Abstract

Advances in software defined radio (SDR) technology allow unprecedented control on the entire processing chain, allowing modification of each functional block as well as sampling the changes in the input waveform. This article describes a method for uniquely identifying a specific radio among nominally similar devices using a combination of SDR sensing capability and machine learning (ML) techniques. The key benefit of this approach is that ML operates on raw I/Q samples and distinguishes devices using only the transmitter hardware-induced signal modifications that serve as a unique signature for a particular device. No higher-level decoding, feature engineering, or protocol knowledge is needed, further mitigating challenges of ID spoofing and coexistence of multiple protocols in a shared spectrum.
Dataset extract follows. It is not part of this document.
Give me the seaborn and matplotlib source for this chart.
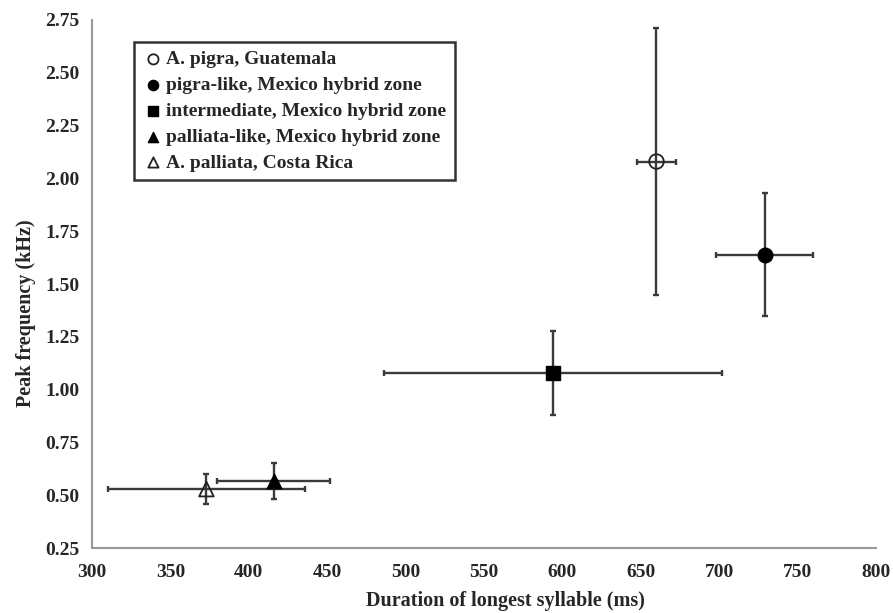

The contributions of the article are as follows: (i) The operational blocks in a typical wireless communications processing chain are modified in a simulation study to demonstrate RF impairments, which we exploit. (ii) Using an overthe- air dataset compiled from an experimental testbed of SDRs, an optimized deep convolutional neural network architecture is proposed, and results are quantitatively compared with alternate techniques such as support vector machines and logistic regression. (iii) Research challenges for increasing the robustness of the approach, as well as the parallel processing needs for efficient training, are described. Our work demonstrates up to 90-99 percent experimental accuracy at transmitter- receiver distances varying between 2-50 ft over a noisy, multi-path wireless channel.